--- Begin DATASET CONTENT ---

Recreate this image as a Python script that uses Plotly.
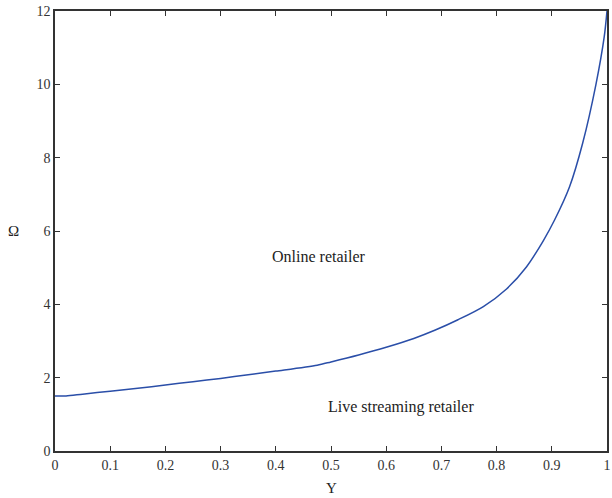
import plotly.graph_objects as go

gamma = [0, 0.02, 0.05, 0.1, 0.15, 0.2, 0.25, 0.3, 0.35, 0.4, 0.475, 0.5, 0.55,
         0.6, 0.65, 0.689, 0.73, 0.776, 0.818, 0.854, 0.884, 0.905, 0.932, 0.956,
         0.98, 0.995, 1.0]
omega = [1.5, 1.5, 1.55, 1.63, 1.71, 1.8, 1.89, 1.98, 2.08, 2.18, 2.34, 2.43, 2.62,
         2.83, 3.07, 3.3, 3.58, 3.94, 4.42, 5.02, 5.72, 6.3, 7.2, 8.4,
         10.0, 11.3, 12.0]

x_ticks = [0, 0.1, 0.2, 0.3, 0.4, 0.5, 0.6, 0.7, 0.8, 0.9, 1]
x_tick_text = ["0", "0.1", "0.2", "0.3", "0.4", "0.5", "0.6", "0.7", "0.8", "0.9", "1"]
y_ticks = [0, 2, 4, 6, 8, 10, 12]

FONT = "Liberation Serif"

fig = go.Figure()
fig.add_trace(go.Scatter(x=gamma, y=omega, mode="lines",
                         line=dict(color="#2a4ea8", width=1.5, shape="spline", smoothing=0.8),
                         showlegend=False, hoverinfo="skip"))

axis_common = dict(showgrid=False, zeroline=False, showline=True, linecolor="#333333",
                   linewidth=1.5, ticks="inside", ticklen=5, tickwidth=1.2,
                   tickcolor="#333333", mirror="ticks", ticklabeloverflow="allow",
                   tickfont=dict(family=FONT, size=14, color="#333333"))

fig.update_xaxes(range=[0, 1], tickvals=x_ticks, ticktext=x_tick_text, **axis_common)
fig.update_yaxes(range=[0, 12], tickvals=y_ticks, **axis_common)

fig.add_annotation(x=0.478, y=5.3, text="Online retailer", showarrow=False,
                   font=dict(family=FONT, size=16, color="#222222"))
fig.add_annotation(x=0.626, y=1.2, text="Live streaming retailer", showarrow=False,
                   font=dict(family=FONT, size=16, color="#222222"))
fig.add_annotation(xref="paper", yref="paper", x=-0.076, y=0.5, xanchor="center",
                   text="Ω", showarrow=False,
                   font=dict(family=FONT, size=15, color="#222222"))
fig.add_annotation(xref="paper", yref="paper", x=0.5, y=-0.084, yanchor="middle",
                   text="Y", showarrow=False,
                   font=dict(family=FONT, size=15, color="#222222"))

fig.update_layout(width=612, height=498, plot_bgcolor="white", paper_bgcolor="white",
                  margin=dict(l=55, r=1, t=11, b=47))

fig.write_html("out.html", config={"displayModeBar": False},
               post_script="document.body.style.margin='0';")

--- End DATASET CONTENT ---

SHORT EXERCISE. Extract all the data above exactly, excluding every picture.

SOLUTION TO THE EXERCISE.
Recreate this image as a Python script that uses Plotly.
import plotly.graph_objects as go

gamma = [0, 0.02, 0.05, 0.1, 0.15, 0.2, 0.25, 0.3, 0.35, 0.4, 0.475, 0.5, 0.55,
         0.6, 0.65, 0.689, 0.73, 0.776, 0.818, 0.854, 0.884, 0.905, 0.932, 0.956,
         0.98, 0.995, 1.0]
omega = [1.5, 1.5, 1.55, 1.63, 1.71, 1.8, 1.89, 1.98, 2.08, 2.18, 2.34, 2.43, 2.62,
         2.83, 3.07, 3.3, 3.58, 3.94, 4.42, 5.02, 5.72, 6.3, 7.2, 8.4,
         10.0, 11.3, 12.0]

x_ticks = [0, 0.1, 0.2, 0.3, 0.4, 0.5, 0.6, 0.7, 0.8, 0.9, 1]
x_tick_text = ["0", "0.1", "0.2", "0.3", "0.4", "0.5", "0.6", "0.7", "0.8", "0.9", "1"]
y_ticks = [0, 2, 4, 6, 8, 10, 12]

FONT = "Liberation Serif"

fig = go.Figure()
fig.add_trace(go.Scatter(x=gamma, y=omega, mode="lines",
                         line=dict(color="#2a4ea8", width=1.5, shape="spline", smoothing=0.8),
                         showlegend=False, hoverinfo="skip"))

axis_common = dict(showgrid=False, zeroline=False, showline=True, linecolor="#333333",
                   linewidth=1.5, ticks="inside", ticklen=5, tickwidth=1.2,
                   tickcolor="#333333", mirror="ticks", ticklabeloverflow="allow",
                   tickfont=dict(family=FONT, size=14, color="#333333"))

fig.update_xaxes(range=[0, 1], tickvals=x_ticks, ticktext=x_tick_text, **axis_common)
fig.update_yaxes(range=[0, 12], tickvals=y_ticks, **axis_common)

fig.add_annotation(x=0.478, y=5.3, text="Online retailer", showarrow=False,
                   font=dict(family=FONT, size=16, color="#222222"))
fig.add_annotation(x=0.626, y=1.2, text="Live streaming retailer", showarrow=False,
                   font=dict(family=FONT, size=16, color="#222222"))
fig.add_annotation(xref="paper", yref="paper", x=-0.076, y=0.5, xanchor="center",
                   text="Ω", showarrow=False,
                   font=dict(family=FONT, size=15, color="#222222"))
fig.add_annotation(xref="paper", yref="paper", x=0.5, y=-0.084, yanchor="middle",
                   text="Y", showarrow=False,
                   font=dict(family=FONT, size=15, color="#222222"))

fig.update_layout(width=612, height=498, plot_bgcolor="white", paper_bgcolor="white",
                  margin=dict(l=55, r=1, t=11, b=47))

fig.write_html("out.html", config={"displayModeBar": False},
               post_script="document.body.style.margin='0';")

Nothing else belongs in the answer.